# [Extracted entries]
········

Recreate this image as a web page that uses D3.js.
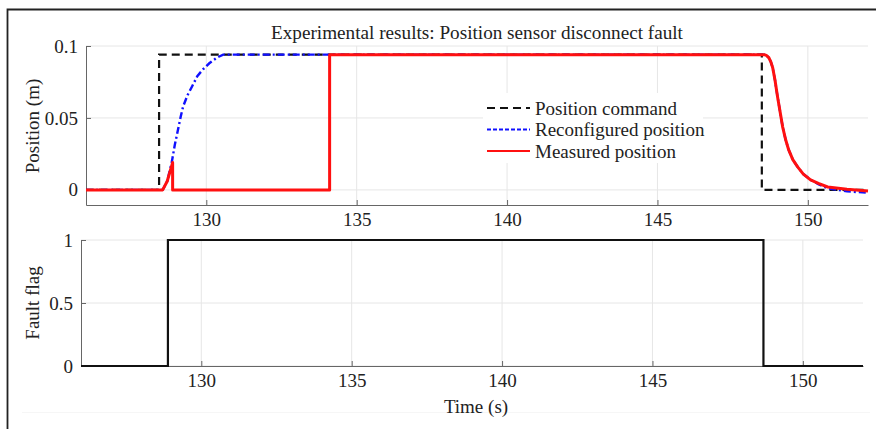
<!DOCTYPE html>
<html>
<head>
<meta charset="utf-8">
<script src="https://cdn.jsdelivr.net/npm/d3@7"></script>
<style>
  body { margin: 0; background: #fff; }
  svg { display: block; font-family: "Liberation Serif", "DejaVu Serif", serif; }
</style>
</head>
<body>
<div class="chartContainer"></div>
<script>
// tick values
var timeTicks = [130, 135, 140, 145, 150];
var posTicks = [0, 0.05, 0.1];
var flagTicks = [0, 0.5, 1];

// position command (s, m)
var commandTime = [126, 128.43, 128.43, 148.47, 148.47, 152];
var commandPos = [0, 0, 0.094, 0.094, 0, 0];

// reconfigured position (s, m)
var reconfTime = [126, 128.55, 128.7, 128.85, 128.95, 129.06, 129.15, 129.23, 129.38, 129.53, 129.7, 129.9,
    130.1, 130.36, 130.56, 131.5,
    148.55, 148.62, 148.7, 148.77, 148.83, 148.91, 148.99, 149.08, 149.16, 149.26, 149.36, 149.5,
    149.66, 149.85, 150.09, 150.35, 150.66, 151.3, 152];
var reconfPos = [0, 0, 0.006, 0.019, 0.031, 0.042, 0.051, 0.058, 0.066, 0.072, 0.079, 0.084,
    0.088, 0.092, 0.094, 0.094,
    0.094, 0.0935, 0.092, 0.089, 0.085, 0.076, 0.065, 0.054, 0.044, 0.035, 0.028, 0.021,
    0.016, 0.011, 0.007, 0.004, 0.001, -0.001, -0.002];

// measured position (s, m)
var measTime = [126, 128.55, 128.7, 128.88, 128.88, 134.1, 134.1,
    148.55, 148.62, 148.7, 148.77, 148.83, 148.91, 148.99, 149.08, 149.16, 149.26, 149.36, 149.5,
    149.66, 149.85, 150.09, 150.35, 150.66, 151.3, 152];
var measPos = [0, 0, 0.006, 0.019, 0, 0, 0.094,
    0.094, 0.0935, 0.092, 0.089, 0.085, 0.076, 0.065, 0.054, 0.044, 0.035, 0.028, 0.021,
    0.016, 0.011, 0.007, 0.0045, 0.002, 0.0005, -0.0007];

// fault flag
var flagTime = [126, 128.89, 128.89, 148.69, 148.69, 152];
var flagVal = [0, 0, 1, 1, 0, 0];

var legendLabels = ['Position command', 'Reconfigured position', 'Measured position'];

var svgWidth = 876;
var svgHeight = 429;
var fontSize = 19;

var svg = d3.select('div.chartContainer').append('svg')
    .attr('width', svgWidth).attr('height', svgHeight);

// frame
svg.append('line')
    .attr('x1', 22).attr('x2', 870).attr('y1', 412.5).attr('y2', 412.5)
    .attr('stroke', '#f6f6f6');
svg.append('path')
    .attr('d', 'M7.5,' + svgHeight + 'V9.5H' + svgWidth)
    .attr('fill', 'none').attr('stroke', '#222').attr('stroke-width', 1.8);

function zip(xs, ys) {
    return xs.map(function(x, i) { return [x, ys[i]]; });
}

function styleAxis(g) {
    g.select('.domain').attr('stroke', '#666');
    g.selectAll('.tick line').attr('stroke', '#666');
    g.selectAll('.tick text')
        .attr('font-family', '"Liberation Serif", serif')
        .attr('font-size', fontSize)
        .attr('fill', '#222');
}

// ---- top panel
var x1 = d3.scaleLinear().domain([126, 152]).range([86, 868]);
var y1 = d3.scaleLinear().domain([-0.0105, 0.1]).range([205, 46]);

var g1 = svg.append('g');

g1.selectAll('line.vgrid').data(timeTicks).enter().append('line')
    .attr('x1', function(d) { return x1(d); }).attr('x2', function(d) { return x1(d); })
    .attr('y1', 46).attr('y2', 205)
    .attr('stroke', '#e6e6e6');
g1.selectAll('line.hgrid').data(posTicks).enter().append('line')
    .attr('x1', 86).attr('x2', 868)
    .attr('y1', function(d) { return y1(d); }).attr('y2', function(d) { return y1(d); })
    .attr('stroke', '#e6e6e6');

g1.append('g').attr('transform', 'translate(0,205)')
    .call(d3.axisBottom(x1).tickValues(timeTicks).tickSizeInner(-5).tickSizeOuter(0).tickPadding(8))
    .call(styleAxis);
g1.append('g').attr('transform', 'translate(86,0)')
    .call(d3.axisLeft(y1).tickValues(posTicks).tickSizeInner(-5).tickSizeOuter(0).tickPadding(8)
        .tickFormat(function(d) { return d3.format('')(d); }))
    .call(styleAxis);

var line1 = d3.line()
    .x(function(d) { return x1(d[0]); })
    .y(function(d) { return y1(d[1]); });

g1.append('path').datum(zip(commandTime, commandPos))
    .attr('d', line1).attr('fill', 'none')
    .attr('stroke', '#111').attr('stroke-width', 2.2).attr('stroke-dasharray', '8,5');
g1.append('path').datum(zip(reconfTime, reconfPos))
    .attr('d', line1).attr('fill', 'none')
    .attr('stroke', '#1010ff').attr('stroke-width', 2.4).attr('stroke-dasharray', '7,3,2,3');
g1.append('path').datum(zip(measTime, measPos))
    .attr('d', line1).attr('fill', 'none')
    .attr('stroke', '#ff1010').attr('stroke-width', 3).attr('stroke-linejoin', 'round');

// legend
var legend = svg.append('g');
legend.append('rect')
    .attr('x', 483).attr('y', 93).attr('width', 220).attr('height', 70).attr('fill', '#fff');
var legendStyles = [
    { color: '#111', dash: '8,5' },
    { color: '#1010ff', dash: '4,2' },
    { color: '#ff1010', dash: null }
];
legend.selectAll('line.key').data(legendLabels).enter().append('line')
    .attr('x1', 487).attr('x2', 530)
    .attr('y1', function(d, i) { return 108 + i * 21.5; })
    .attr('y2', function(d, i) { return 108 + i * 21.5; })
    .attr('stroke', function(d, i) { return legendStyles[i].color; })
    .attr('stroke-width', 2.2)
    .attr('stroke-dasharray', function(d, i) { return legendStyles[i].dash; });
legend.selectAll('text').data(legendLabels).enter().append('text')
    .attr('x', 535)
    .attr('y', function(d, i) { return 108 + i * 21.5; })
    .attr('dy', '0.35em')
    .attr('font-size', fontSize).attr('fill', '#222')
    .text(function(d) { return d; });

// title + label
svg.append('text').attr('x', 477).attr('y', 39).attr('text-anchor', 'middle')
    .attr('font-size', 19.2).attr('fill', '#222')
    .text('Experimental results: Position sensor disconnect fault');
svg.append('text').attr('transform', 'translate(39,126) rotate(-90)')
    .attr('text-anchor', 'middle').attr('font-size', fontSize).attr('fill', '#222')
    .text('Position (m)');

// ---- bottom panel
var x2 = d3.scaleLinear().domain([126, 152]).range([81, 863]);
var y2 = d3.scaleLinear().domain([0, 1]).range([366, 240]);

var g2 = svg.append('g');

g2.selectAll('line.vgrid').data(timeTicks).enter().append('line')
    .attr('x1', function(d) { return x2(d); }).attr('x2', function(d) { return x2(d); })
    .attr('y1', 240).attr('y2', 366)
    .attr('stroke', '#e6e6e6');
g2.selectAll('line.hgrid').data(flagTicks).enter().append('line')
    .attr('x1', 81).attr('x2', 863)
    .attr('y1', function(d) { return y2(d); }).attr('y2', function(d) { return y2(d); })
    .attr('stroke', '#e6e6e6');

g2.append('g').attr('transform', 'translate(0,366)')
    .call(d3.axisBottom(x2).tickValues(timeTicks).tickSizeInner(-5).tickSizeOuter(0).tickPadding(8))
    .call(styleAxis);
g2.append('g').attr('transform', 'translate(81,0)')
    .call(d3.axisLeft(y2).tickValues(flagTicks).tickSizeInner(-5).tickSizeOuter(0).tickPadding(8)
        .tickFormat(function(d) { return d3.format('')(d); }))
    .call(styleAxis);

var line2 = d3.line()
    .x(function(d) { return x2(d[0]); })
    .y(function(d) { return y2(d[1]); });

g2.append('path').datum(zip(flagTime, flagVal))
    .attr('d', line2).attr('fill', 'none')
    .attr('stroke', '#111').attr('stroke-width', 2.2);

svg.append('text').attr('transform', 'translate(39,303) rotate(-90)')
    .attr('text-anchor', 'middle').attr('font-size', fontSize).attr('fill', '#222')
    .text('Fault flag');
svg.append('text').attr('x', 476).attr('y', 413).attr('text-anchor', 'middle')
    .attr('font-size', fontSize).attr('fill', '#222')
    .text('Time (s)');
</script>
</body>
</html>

········

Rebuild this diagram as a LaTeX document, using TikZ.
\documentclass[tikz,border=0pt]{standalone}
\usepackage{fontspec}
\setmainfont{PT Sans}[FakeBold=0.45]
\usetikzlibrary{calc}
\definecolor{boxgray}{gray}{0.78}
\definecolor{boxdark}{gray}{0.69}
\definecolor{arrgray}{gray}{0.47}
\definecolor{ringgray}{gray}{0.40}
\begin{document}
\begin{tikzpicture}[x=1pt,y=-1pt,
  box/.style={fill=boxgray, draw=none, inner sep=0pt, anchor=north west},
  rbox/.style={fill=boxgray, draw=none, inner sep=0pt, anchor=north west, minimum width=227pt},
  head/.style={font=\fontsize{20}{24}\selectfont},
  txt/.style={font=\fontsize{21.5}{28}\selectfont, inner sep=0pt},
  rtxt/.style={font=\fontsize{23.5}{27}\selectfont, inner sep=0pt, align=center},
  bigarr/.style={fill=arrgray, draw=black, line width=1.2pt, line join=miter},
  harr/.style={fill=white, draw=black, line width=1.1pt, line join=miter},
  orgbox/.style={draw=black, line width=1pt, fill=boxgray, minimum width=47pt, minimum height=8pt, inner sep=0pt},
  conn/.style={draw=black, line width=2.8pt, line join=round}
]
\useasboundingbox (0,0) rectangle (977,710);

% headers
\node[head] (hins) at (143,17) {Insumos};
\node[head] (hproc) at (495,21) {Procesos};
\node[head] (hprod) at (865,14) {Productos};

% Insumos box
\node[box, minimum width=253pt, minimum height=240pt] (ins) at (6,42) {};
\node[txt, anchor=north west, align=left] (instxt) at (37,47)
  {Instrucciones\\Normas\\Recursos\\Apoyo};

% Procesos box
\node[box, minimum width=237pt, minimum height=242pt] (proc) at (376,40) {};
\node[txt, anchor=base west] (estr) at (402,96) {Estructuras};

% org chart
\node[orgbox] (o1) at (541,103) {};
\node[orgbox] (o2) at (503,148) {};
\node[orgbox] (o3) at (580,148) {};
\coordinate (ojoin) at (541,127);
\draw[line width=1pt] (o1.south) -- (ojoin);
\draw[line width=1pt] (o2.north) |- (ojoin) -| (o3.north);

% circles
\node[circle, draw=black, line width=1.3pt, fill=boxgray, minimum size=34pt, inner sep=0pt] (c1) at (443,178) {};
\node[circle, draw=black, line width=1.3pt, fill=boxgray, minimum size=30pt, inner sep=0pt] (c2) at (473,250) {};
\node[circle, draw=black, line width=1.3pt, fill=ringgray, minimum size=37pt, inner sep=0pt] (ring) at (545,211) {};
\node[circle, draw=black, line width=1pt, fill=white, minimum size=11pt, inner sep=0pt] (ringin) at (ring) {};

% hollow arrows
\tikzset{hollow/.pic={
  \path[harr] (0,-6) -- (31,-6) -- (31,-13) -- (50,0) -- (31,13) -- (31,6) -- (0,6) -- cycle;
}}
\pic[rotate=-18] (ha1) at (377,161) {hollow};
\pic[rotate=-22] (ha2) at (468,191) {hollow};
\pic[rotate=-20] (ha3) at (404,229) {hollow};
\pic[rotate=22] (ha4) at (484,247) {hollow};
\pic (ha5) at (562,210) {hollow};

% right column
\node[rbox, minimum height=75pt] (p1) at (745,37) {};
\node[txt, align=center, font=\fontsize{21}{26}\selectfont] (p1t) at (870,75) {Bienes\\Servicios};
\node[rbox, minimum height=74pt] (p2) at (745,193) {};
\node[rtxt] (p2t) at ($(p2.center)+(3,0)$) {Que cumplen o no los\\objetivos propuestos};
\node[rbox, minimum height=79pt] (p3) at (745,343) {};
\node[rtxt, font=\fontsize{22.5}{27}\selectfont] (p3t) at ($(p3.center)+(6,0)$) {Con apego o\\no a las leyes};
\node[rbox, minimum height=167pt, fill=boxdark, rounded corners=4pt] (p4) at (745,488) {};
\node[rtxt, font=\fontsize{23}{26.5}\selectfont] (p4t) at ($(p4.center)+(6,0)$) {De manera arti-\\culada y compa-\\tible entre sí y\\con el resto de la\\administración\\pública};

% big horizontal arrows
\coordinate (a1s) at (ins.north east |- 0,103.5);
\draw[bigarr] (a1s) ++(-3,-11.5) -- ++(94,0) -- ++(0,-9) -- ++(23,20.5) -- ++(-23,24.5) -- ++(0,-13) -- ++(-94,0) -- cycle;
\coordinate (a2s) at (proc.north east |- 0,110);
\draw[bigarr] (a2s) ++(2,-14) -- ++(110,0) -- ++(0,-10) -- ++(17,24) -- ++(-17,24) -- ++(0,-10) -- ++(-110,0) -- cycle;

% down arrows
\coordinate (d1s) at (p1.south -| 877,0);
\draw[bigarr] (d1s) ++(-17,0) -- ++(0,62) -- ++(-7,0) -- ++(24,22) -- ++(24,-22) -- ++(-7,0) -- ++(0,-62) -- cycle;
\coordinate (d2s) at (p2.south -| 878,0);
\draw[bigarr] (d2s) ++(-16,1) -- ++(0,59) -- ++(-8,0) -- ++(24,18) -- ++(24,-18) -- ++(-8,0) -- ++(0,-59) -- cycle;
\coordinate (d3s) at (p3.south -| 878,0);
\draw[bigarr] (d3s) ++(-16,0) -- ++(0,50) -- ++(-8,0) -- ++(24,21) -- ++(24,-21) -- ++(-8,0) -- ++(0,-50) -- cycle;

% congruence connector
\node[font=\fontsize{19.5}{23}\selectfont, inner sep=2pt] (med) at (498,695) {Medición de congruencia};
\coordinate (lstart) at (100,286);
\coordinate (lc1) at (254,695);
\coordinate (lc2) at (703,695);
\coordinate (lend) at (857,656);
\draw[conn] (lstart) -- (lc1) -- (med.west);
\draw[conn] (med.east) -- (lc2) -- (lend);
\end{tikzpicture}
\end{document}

········

Return from the data every line that holds "this".

# [Reply]
Recreate this image as a web page that uses D3.js.
Rebuild this diagram as a LaTeX document, using TikZ.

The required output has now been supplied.